● Stored records
☆ ☆ ☆ ☆ ☆ ☆ ☆
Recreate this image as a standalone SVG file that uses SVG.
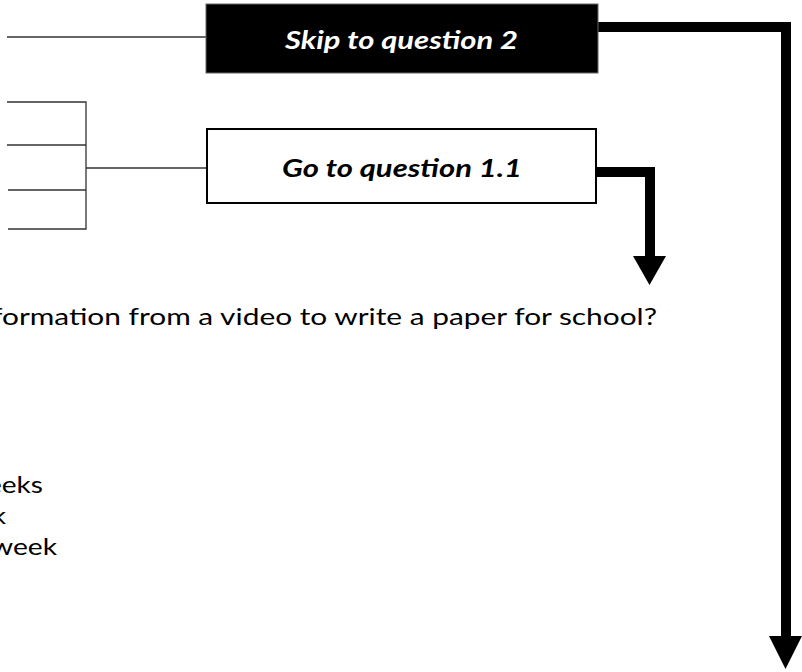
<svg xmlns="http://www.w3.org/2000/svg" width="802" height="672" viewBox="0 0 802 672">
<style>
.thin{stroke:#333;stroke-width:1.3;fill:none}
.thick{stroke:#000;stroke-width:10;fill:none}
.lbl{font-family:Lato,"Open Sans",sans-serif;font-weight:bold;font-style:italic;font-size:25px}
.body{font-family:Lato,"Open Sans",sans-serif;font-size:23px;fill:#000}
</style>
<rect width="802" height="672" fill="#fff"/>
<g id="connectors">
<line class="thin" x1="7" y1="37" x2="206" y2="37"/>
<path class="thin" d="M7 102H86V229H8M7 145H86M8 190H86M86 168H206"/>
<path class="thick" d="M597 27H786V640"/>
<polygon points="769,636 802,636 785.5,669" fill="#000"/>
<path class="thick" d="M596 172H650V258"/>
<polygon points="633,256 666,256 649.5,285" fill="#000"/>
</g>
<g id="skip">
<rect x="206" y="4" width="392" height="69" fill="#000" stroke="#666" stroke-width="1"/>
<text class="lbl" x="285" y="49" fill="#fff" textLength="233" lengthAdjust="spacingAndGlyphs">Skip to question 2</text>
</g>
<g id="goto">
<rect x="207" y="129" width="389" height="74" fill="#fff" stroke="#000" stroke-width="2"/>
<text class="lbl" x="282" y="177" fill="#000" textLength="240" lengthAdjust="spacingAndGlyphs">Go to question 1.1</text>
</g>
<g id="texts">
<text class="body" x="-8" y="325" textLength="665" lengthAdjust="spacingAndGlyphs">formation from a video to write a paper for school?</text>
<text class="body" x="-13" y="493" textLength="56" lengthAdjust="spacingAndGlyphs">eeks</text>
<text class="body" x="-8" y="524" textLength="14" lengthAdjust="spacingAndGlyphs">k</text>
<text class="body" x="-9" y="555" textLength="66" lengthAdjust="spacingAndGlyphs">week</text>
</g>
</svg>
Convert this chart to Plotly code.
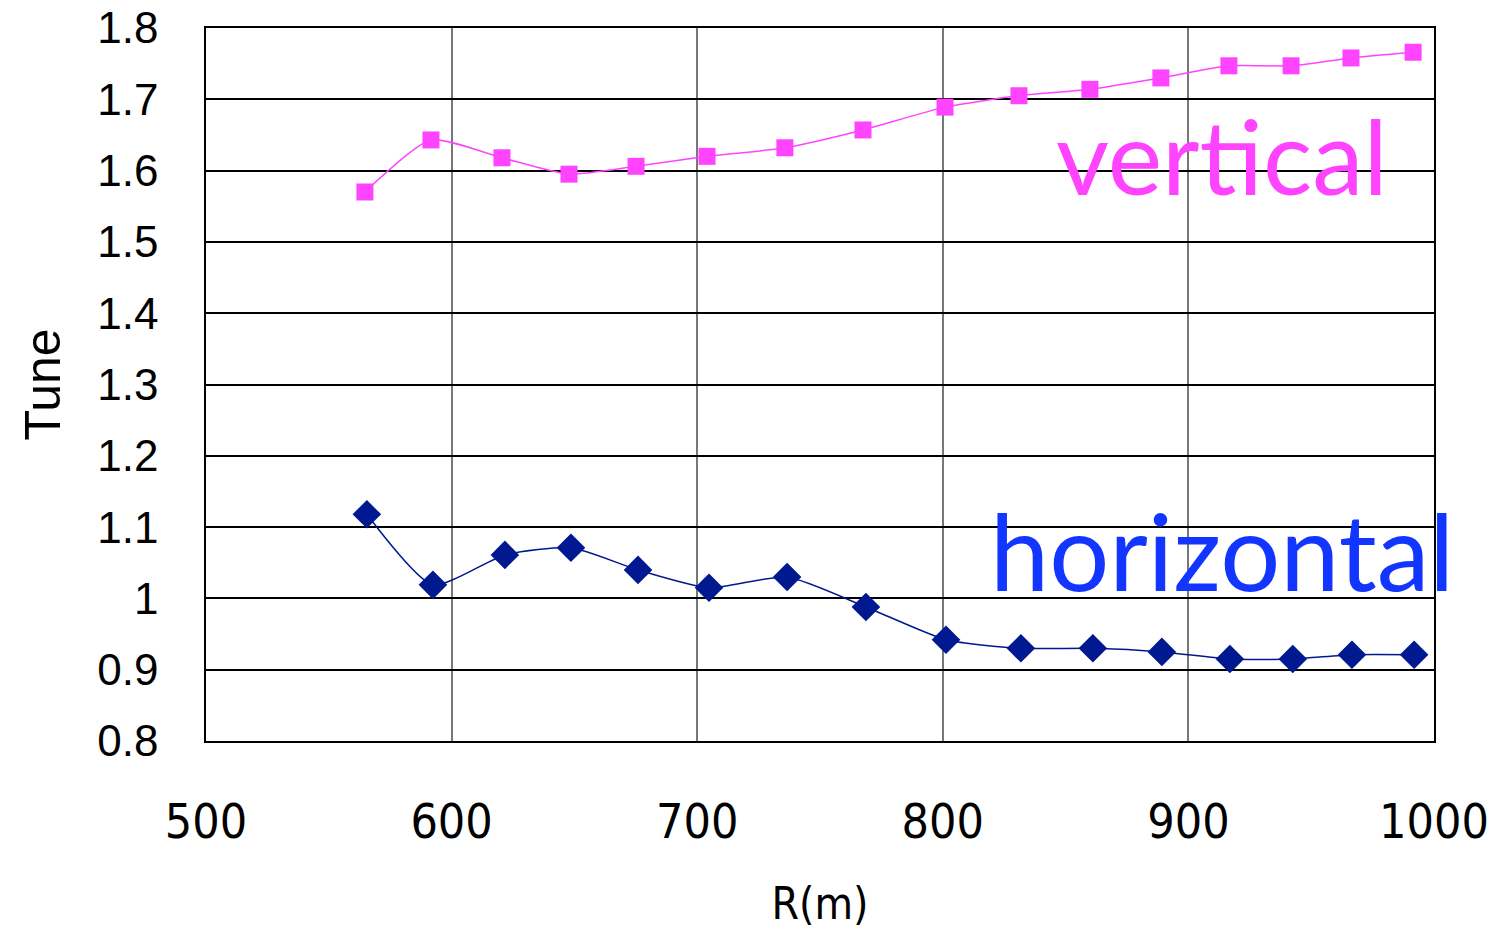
☆ ☆ ☆ ☆ ☆ ☆ ☆
● What needs to be done
Write the lines above out again exactly, without any of their pictures.

● Complete response
Recreate this image as a standalone SVG file that uses SVG.
<svg xmlns="http://www.w3.org/2000/svg" width="802" height="672" viewBox="0 0 802 672">
<style>
.thin{stroke:#333;stroke-width:1.3;fill:none}
.thick{stroke:#000;stroke-width:10;fill:none}
.lbl{font-family:Lato,"Open Sans",sans-serif;font-weight:bold;font-style:italic;font-size:25px}
.body{font-family:Lato,"Open Sans",sans-serif;font-size:23px;fill:#000}
</style>
<rect width="802" height="672" fill="#fff"/>
<g id="connectors">
<line class="thin" x1="7" y1="37" x2="206" y2="37"/>
<path class="thin" d="M7 102H86V229H8M7 145H86M8 190H86M86 168H206"/>
<path class="thick" d="M597 27H786V640"/>
<polygon points="769,636 802,636 785.5,669" fill="#000"/>
<path class="thick" d="M596 172H650V258"/>
<polygon points="633,256 666,256 649.5,285" fill="#000"/>
</g>
<g id="skip">
<rect x="206" y="4" width="392" height="69" fill="#000" stroke="#666" stroke-width="1"/>
<text class="lbl" x="285" y="49" fill="#fff" textLength="233" lengthAdjust="spacingAndGlyphs">Skip to question 2</text>
</g>
<g id="goto">
<rect x="207" y="129" width="389" height="74" fill="#fff" stroke="#000" stroke-width="2"/>
<text class="lbl" x="282" y="177" fill="#000" textLength="240" lengthAdjust="spacingAndGlyphs">Go to question 1.1</text>
</g>
<g id="texts">
<text class="body" x="-8" y="325" textLength="665" lengthAdjust="spacingAndGlyphs">formation from a video to write a paper for school?</text>
<text class="body" x="-13" y="493" textLength="56" lengthAdjust="spacingAndGlyphs">eeks</text>
<text class="body" x="-8" y="524" textLength="14" lengthAdjust="spacingAndGlyphs">k</text>
<text class="body" x="-9" y="555" textLength="66" lengthAdjust="spacingAndGlyphs">week</text>
</g>
</svg>
Convert this chart to Plotly code.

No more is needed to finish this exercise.